Título: Relatório aponta ação indevida de corretoras
Autor: Mariana Caetano
Fonte: O Estado de São Paulo, 10/12/2005, Nacional, p. A10

No fim de cada dia, elas arbitrariam os piores preços para fundos e os melhores para um grupo de clientes

O relatório apresentado nesta semana pelo deputado Antônio Carlos Magalhães Neto (PFL-BA) sobre as perdas de R$ 729 milhões dos fundos de pensão no mercado de derivativos (negócios que definem preços para o futuro) entre 2000 e 2005 causou grande polêmica. Na análise das operações que geraram essas perdas, observou-se que houve desvio na chamada prática de alocação. Ou seja, no momento da identificação do investidor e do preço da operação determinada por ele. Durante o dia, as corretoras realizam uma enormidade de operações por ordem de seus clientes, entre eles, os fundos de pensão. Nesse período, enquanto as operações estão ocorrendo, só as corretoras têm informações sobre o preço exato. Os clientes desconhecem os preços pelos quais as corretoras executam as ordens deles. O que o relatório de ACM Neto constatou foi que no final de cada dia as corretoras, ao realizar o balanço das operações, arbitravam os piores preços para os fundos e os melhores para um grupo de clientes. Assim, os fundos eram prejudicados.

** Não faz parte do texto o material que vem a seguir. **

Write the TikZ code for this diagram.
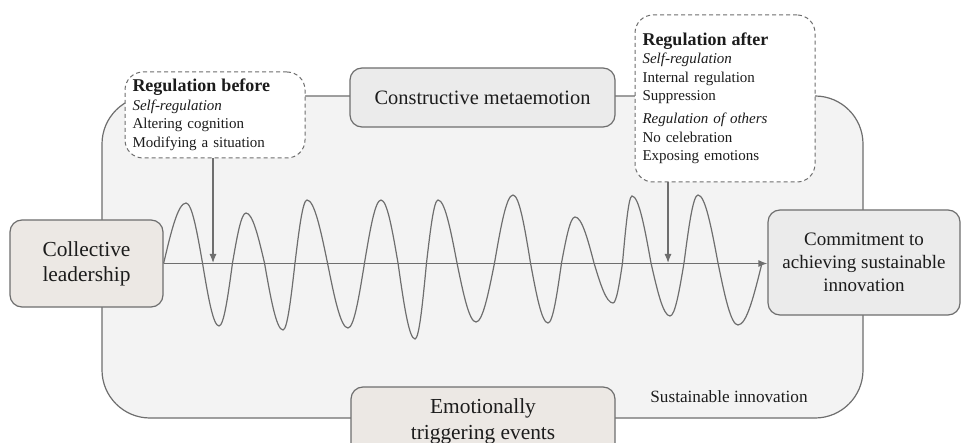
\documentclass[tikz,border=0pt]{standalone}
\usepackage{fontspec}
\setmainfont{Liberation Serif}
\usetikzlibrary{arrows.meta}
\definecolor{bgfill}{HTML}{F3F3F3}
\definecolor{boxfill}{HTML}{EBEBEB}
\definecolor{warmfill}{HTML}{ECE8E4}
\definecolor{linegray}{HTML}{6E6E6E}
\definecolor{txt}{HTML}{1C1C1C}
\tikzset{
  bigbox/.style={draw=linegray, line width=0.6pt, fill=bgfill, rounded corners=24pt},
  solidbox/.style={draw=linegray, line width=0.6pt, fill=boxfill, rounded corners=6pt, align=center, text=txt, inner sep=0pt},
  dashbox/.style={draw=linegray, line width=0.5pt, dash pattern=on 2pt off 1.5pt, fill=white, rounded corners=9pt, align=left, text=txt, inner sep=0pt, text width=82.5pt, minimum width=90pt},
  conn/.style={draw=linegray, line width=0.6pt, -{Latex[length=4.5pt,width=3.5pt]}},
  wave/.style={draw=linegray, line width=0.6pt}
}
\begin{document}
\begin{tikzpicture}[x=0.5pt,y=-0.5pt]
\useasboundingbox (0,0) rectangle (963,443);
\clip (0,0) rectangle (963,443);
\fill[white] (0,0) rectangle (963,443);
% big background frame
\draw[bigbox] (102,96) rectangle (863,418);
\node[text=txt, font=\fontsize{8.6}{10}\selectfont, anchor=west, inner sep=0pt] (sust) at (650,397) {Sustainable innovation};
% boxes
\node[solidbox, fill=warmfill, minimum width=76.5pt, minimum height=43.5pt, font=\fontsize{10.7}{12.5}\selectfont] (lead) at (86.5,263.5) {Collective\\leadership};
\node[solidbox, minimum width=96pt, minimum height=52.5pt, font=\fontsize{9.5}{11.5}\selectfont] (commit) at (864,262.5) {Commitment to\\achieving sustainable\\innovation};
\node[solidbox, minimum width=132.5pt, minimum height=29.5pt, font=\fontsize{10.2}{12}\selectfont] (meta) at (482.5,97.5) {Constructive metaemotion};
\node[solidbox, fill=warmfill, minimum width=132pt, minimum height=34pt, font=\fontsize{10.7}{13}\selectfont] (events) at (483,421) {Emotionally\\triggering events};
% dashed regulation boxes
\node[dashbox, minimum height=43pt, font=\fontsize{7.5}{9.25}\selectfont] (before) at (215,115)
  {{\fontsize{9}{9.25}\selectfont\bfseries Regulation before}\\
   \textit{Self-regulation}\\
   Altering cognition\\
   Modifying a situation};
\node[dashbox, minimum height=83.5pt, font=\fontsize{7.5}{9.25}\selectfont] (after) at (725,98.5)
  {{\fontsize{9}{9.25}\selectfont\bfseries Regulation after}\\
   \textit{Self-regulation}\\
   Internal regulation\\
   Suppression\\[2.25pt]
   \textit{Regulation of others}\\
   No celebration\\
   Exposing emotions};
% axis
\draw[conn] (lead.east) -- (lead.east -| commit.west);
% wave
\draw[wave] (lead.east) sin (186,203) cos (202.5,263) sin (219,326) cos (232.5,263)
  sin (246,213) cos (264.5,263) sin (283,330) cos (295,263) sin (307,200) cos (327.5,263)
  sin (348,328) cos (364.5,263) sin (381,200) cos (398,263) sin (415,339) cos (426.5,263)
  sin (438,200) cos (457,263) sin (476,322) cos (494.5,263) sin (513,195) cos (530.5,263)
  sin (548,323) cos (561.5,263) sin (575,217) cos (594,263) sin (613,303) cos (622.5,263)
  sin (632,196) cos (651,263) sin (670,316) cos (684,263) sin (698,195) cos (718,263)
  sin (738,325) cos (762,263);
% regulation arrows
\coordinate (a1) at (213,263);
\coordinate (a2) at (668,263);
\draw[conn] (before.south -| a1) -- (a1);
\draw[conn] (after.south -| a2) -- (a2);
\end{tikzpicture}
\end{document}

A perda total registrada pelos fundos não significa necessariamente prejuízo. Isto porque o relatório divulgado não considerou eventuais ganhos em outras operações que podem ter gerado lucro aos fundos. Não houve um cruzamento das operações. Por isso, o relatório, como afirmou ACM Neto, é parcial. Em geral, essas operações no mercado de derivativos são feitas para proteger o investidor de eventuais prejuízos em negócios realizados no mercado à vista.

Segundo o deputado, o que interessa à CPI é investigar por que eram recorrentes os desvios de atribuição dos preços piores para os fundos de pensão, na chamada alocação. Ele reconhece e até enfatiza que perdas dos fundos em operações de derivativos não necessariamente significam prejuízo, para os casos em que estavam casadas com outras operações para proteger o investidor de eventuais perdas, ou seja, das operações de hedge. "Mas vale lembrar que o fundo pode ter feito hedge e ter ocorrido desvio na alocação", afirma ACM Neto. Ou seja, a irregularidade existiria independentemente da natureza da transação executada pela corretora.

O relatório expôs uma situação recorrente nas operações que tinham como investidores os Fundos de Pensão. A partir de agora, a CPI vai investigar se as corretoras faziam isso por conta própria ou por determinação dos próprios fundos. O deputado estranha o fato de os fundos, nesse período de 2000 a 2005, apesar dos prejuízos não terem trocado de corretoras.

Outra fonte de perdas para os fundos, de acordo com o relatório preliminar, foram as operações com títulos públicos, que são registradas no Sistema Eletrônico de Liquidação e Custódia. O relatório explica que as perdas ocorriam de duas formas. Na primeira, o fundo vendia um título que tinha em sua carteira por um valor que, ao longo do dia, se mostraria significativamente abaixo dos valores negociados no mercado. Na segunda forma, o fundo comprava um título por um preço acima do que o mercado pagou normalmente pelo mesmo papel naquele dia. Segundo o relatório, as perdas dos fundos com títulos estão estimadas em R$ 54,8 milhões, embora o texto, nesse caso, só compute os anos de 2003 a 2005.

Os derivativos são instrumentos financeiros que têm origem em - derivam de - outros ativos. É mais fácil entender com os exemplos de produtos que, segundo o relatório, foram mais utilizados nas operações dos fundos de pensão: dólar futuro e Ibovespa futuro. O dólar futuro é uma operação em que se define a cotação da moeda em determinado prazo. O Ibovespa futuro é a aposta de quantos pontos estará o índice Bovespa no prazo estipulado. O índice reúne as 57 mais importantes ações negociadas na Bolsa de Valores de São Paulo. Os derivativos são negociados na Bolsa de Mercadorias e Futuros ou no chamado mercado de balcão.

Os derivativos podem ser usados para proteção do investidor (o hedge) ou para especulação. Por exemplo, alguém que tem uma dívida de R$ 10 mil em dólar e sabe que terá de pagá-la daqui a 30 dias teme uma desvalorização abrupta do real que aumentaria sua dívida. Para se proteger, a pessoa faz uma operação de compra da cotação do dólar futuro com um preço para a moeda no prazo definido. Se o dólar disparar, sua dívida sobe, mas o ganho no contrato futuro compensará a perda.